* **Description of the task**: Identify all lines in the data containing the string "drawn". Copy them out.

━━━ Extracted material ━━━

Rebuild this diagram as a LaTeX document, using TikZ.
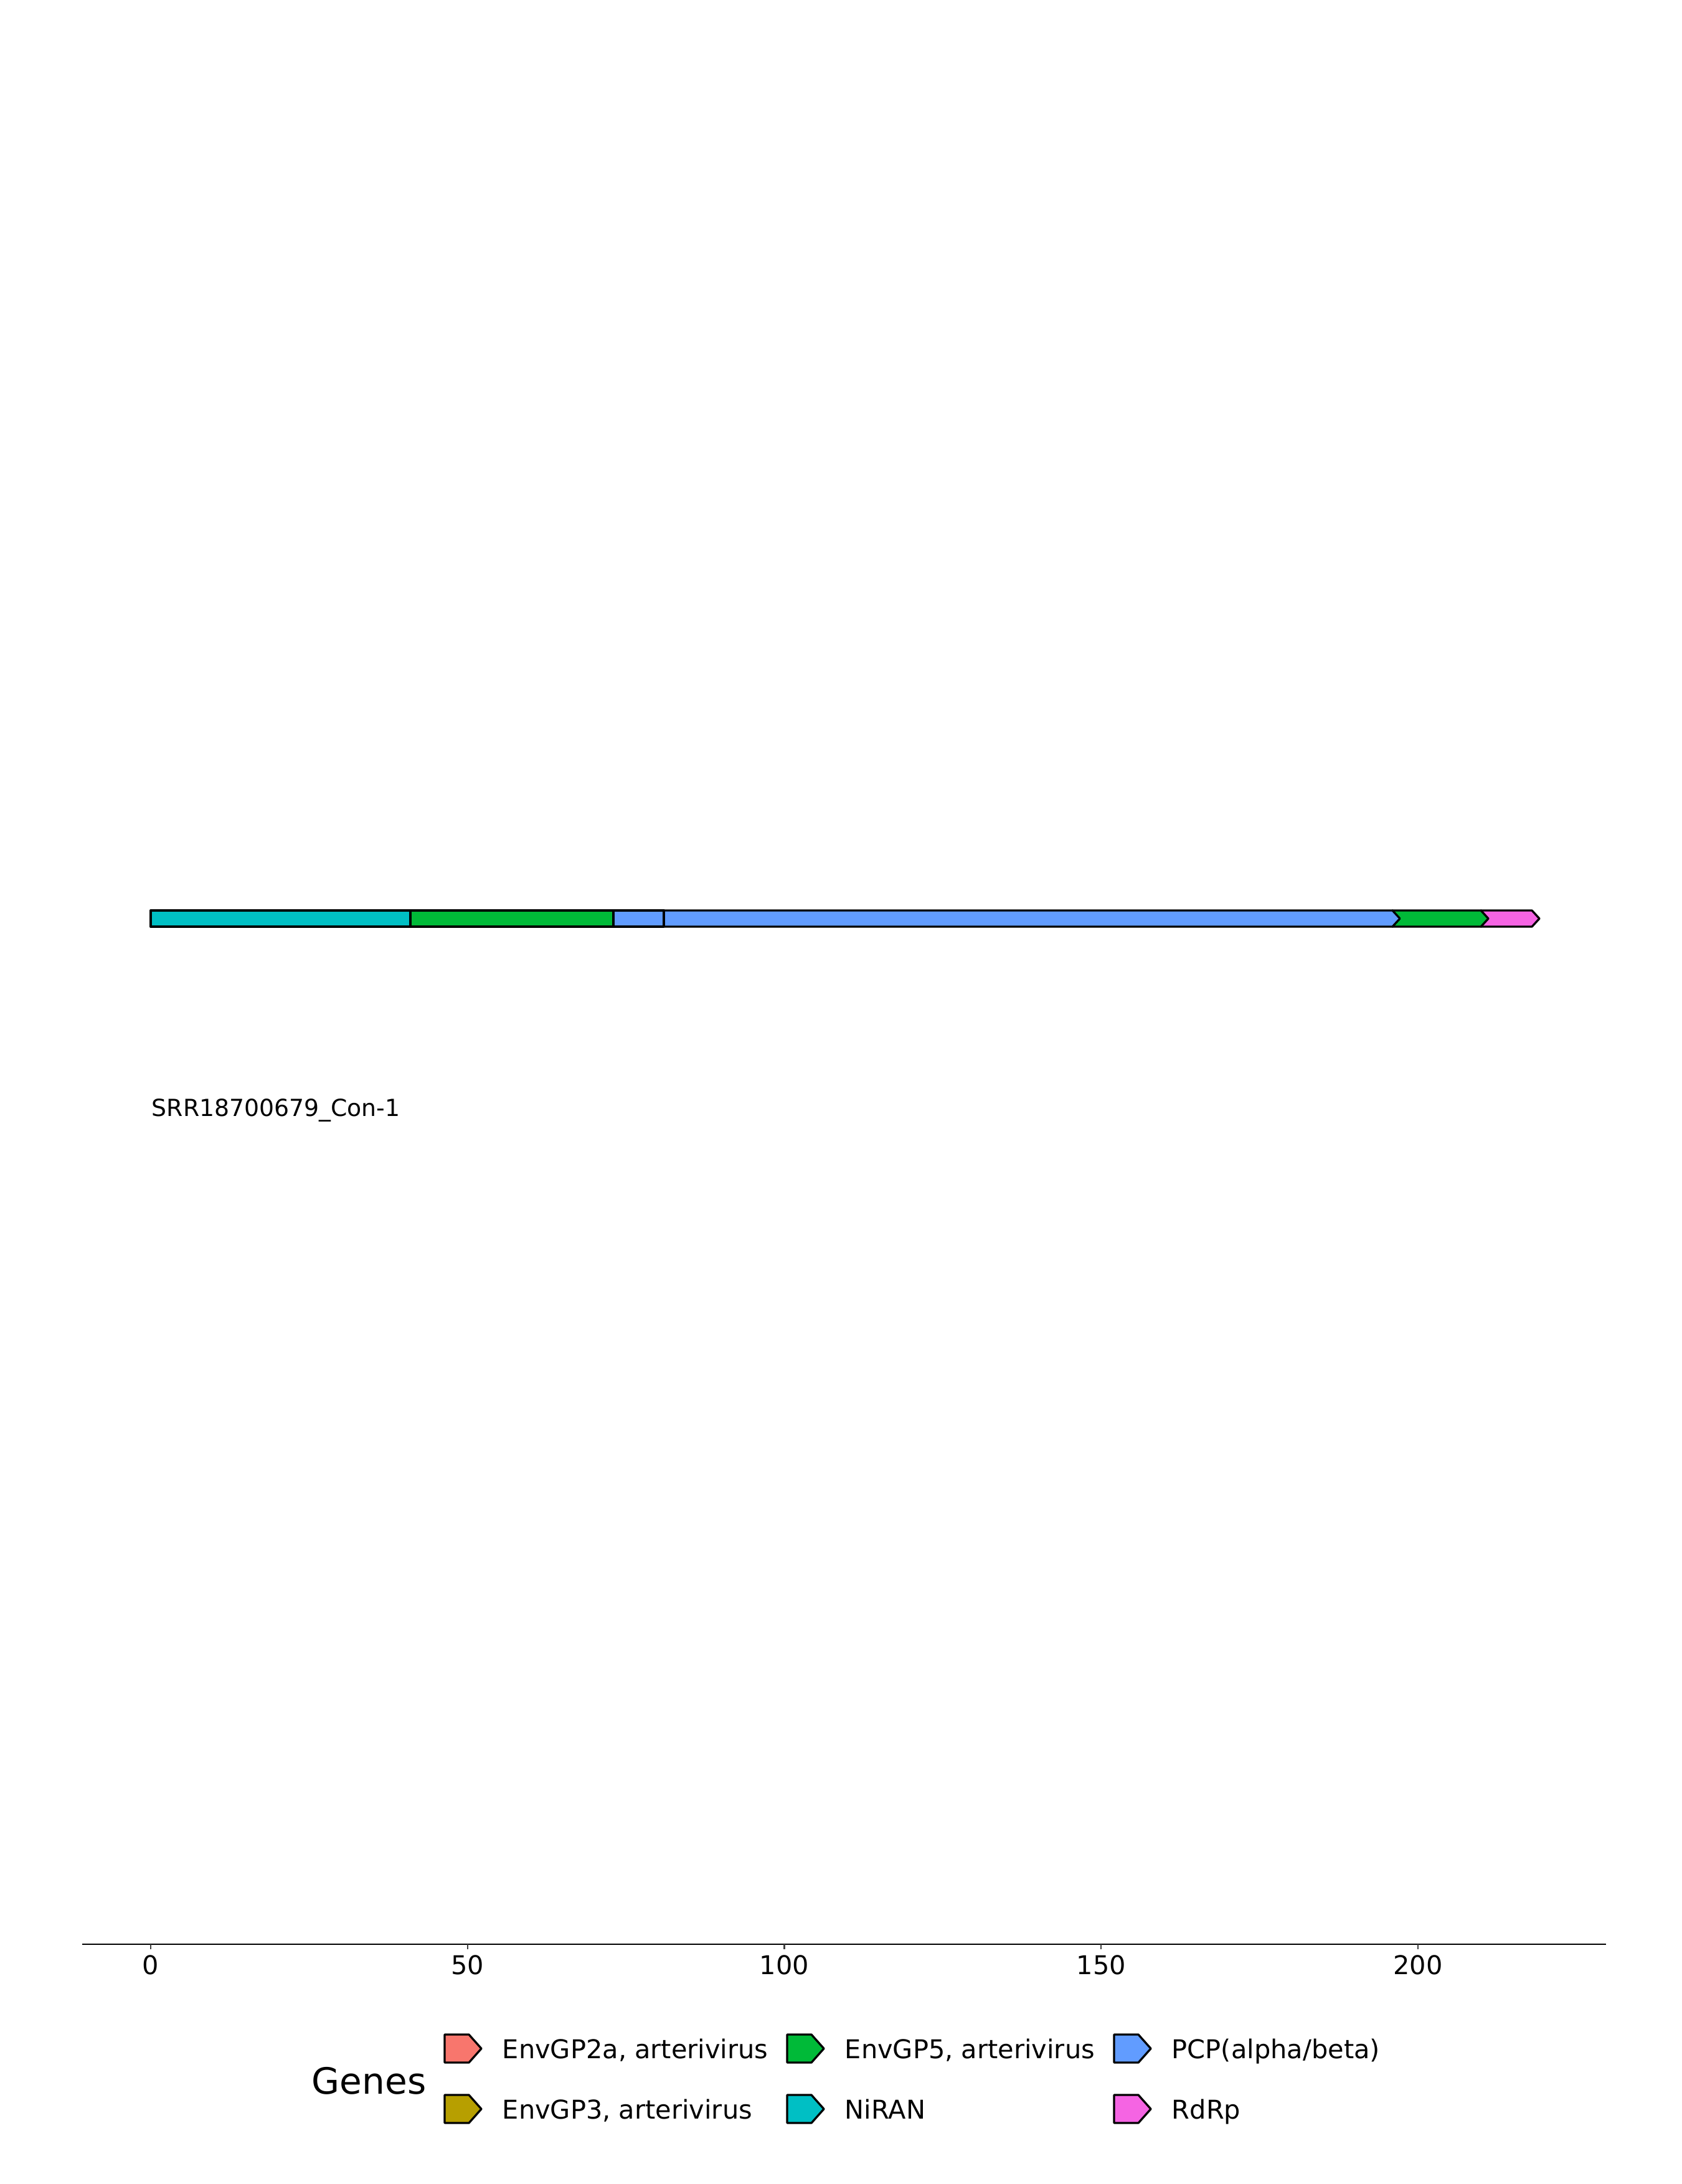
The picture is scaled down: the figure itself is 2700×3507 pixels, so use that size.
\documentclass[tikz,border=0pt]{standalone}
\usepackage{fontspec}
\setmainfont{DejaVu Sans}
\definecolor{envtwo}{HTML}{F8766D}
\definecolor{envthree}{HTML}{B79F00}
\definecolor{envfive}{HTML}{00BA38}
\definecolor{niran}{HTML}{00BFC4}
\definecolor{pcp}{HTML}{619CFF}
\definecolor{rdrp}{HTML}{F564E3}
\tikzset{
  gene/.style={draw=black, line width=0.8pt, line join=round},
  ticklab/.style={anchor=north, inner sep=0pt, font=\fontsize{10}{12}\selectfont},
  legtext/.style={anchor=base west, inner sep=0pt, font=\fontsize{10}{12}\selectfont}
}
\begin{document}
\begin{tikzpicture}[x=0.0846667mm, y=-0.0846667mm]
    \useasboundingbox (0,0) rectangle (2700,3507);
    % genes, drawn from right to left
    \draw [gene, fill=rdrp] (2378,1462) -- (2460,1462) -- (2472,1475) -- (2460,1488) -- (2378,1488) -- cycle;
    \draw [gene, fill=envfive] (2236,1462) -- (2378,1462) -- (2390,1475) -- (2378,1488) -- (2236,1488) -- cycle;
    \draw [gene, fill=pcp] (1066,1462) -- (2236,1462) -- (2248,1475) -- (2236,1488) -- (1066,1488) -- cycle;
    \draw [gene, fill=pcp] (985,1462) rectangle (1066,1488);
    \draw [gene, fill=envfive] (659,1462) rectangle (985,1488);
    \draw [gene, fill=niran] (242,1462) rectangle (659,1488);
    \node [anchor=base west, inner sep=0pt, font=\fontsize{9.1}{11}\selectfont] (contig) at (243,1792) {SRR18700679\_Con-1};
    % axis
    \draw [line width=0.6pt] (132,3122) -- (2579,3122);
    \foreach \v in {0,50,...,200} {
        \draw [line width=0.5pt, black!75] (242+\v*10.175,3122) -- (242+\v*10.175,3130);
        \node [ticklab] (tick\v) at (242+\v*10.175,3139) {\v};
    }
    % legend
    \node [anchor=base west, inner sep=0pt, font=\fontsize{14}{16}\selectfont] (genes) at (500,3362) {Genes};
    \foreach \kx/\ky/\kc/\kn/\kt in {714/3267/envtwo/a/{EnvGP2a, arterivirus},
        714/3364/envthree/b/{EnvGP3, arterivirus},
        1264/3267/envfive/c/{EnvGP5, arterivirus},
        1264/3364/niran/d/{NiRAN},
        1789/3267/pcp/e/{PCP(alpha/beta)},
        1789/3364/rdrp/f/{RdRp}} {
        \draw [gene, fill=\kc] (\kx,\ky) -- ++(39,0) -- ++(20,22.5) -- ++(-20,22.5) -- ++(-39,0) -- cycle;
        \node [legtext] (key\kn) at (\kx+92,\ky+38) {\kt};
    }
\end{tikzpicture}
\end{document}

━━━
━━━ Extracted material ━━━

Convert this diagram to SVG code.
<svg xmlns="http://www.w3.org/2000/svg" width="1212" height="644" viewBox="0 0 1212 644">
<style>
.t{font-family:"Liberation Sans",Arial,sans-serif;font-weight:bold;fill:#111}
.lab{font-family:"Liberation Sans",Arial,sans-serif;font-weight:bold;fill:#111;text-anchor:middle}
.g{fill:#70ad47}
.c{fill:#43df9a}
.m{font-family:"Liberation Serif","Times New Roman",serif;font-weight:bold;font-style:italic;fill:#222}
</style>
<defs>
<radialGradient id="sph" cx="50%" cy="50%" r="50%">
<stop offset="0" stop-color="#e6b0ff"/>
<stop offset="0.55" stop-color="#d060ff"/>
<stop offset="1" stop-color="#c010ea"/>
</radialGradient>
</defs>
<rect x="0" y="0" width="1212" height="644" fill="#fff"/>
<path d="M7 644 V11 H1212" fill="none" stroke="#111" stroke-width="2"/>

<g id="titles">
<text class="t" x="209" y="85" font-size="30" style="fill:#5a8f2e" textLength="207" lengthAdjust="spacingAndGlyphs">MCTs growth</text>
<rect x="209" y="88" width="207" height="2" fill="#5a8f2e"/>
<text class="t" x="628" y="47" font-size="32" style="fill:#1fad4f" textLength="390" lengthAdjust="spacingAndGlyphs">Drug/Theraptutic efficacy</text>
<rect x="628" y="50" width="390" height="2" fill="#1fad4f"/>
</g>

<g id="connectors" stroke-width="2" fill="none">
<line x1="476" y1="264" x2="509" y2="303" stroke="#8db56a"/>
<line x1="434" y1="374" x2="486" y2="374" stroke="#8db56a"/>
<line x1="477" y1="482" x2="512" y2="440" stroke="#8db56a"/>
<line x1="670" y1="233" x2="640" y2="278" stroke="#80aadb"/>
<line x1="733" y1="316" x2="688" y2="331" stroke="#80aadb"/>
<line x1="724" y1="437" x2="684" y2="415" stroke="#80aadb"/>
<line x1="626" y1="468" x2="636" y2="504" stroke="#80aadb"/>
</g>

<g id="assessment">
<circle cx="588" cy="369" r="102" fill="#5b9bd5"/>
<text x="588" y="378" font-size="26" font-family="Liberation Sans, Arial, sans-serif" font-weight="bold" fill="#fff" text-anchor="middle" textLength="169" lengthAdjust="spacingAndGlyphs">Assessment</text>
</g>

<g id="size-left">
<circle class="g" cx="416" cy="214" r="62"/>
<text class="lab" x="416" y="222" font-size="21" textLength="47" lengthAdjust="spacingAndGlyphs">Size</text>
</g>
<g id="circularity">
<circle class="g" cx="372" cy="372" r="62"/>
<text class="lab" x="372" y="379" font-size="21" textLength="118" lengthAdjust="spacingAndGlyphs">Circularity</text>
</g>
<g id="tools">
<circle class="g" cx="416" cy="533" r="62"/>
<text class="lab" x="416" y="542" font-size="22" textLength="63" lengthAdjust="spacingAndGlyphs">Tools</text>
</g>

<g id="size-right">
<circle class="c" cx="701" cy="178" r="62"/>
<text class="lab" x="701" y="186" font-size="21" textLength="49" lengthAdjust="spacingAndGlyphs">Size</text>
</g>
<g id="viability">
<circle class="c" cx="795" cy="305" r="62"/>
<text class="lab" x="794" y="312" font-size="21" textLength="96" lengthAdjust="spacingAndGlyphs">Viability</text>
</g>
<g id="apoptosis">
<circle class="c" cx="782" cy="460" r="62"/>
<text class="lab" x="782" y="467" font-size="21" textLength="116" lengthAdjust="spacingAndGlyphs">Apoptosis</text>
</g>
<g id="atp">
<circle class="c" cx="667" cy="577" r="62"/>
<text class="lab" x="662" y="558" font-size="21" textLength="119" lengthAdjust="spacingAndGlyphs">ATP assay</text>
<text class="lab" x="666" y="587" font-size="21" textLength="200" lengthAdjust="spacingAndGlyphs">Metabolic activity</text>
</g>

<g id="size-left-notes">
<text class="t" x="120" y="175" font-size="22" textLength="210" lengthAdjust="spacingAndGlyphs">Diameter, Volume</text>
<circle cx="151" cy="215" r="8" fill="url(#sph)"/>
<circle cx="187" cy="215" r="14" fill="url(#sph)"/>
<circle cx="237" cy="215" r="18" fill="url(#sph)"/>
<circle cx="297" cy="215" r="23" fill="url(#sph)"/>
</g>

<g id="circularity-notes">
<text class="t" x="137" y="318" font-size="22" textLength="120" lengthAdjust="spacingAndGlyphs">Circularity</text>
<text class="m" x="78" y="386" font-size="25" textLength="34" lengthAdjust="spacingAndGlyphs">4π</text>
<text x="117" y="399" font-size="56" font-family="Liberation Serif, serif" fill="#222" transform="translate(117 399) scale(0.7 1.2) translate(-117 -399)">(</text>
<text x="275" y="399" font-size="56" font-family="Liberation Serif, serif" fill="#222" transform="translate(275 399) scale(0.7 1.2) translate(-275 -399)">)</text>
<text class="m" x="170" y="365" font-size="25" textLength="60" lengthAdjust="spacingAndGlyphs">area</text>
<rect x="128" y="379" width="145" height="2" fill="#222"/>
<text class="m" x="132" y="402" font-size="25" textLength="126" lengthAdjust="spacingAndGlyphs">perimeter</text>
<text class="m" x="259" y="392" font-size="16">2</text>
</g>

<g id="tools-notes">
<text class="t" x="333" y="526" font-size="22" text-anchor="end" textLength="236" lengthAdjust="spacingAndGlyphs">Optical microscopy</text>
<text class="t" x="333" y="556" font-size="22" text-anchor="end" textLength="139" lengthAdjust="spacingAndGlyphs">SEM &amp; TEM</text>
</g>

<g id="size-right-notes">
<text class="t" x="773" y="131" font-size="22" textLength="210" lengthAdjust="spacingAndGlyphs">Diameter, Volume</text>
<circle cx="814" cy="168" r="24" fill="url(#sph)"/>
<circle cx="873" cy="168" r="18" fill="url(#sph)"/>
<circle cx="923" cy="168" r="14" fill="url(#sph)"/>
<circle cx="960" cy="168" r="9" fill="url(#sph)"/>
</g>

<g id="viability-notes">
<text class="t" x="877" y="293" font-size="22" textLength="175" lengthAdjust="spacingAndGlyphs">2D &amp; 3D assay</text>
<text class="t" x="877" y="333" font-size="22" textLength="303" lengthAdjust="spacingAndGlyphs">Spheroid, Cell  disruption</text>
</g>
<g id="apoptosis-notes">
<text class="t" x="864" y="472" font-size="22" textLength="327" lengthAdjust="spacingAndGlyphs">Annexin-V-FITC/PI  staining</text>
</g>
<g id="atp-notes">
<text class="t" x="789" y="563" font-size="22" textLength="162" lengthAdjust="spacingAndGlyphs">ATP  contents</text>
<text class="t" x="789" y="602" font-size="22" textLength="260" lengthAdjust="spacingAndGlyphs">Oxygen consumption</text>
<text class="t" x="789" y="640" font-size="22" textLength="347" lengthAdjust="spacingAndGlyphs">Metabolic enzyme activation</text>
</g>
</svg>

━━━
━━━ Extracted material ━━━

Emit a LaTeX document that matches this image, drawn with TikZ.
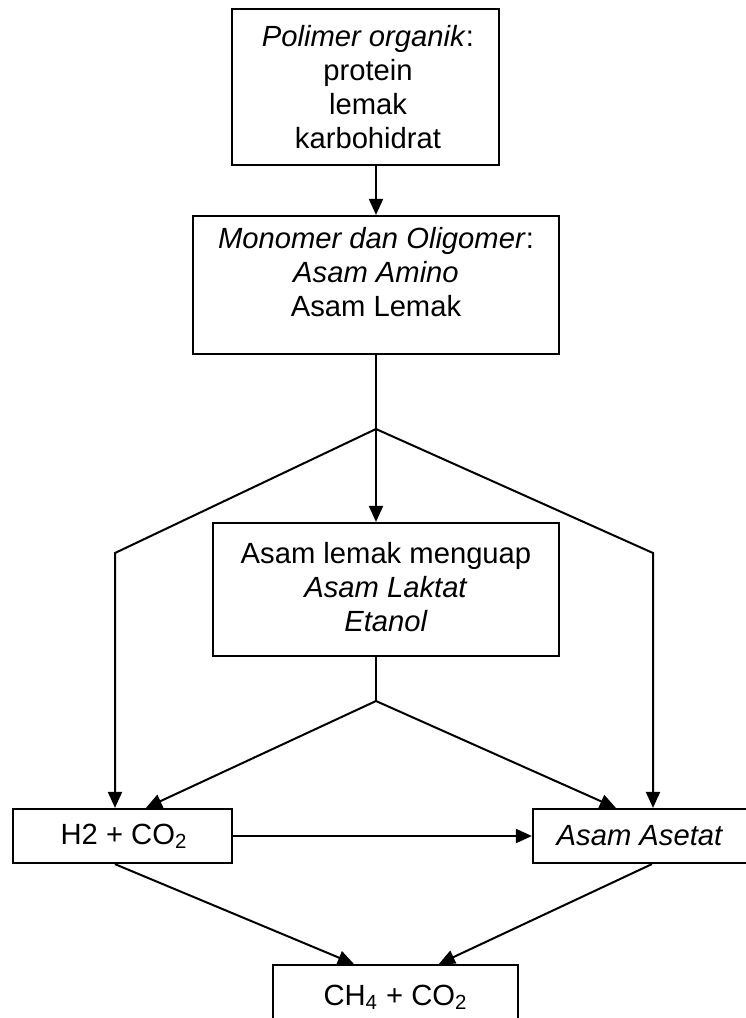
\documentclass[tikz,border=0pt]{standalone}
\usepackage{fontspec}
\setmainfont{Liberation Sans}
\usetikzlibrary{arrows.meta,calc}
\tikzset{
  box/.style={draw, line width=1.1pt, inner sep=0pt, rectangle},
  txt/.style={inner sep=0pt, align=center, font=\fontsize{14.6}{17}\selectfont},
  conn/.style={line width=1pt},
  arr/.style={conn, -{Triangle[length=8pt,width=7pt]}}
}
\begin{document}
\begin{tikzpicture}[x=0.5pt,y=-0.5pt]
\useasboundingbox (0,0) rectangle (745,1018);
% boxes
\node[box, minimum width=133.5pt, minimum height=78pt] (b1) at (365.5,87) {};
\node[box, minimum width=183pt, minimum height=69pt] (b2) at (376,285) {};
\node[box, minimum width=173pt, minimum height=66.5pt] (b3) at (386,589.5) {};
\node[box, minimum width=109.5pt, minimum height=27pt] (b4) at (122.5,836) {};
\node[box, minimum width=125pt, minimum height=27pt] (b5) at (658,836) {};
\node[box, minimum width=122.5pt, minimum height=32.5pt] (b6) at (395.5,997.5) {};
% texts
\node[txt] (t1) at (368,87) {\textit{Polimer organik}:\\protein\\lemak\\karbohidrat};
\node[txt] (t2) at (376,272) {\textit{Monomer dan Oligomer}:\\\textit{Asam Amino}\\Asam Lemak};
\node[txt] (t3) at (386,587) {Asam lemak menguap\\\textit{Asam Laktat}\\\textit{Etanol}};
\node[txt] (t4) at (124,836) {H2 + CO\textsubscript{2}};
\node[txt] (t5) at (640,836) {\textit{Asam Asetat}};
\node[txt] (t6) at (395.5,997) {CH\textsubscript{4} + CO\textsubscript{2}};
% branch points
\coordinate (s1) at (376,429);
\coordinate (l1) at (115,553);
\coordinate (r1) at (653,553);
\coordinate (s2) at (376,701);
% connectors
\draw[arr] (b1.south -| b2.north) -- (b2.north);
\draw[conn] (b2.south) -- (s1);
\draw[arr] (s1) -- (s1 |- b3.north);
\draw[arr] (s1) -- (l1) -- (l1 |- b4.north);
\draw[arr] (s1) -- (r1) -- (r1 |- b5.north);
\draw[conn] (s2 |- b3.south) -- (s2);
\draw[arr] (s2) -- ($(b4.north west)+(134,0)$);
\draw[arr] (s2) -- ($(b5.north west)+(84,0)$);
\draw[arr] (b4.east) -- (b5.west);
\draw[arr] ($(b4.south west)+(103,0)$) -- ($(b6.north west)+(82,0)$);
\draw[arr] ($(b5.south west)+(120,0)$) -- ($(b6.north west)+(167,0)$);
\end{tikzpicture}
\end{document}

━━━

* **Complete response**:
    % genes, drawn from right to left
Emit a LaTeX document that matches this image, drawn with TikZ.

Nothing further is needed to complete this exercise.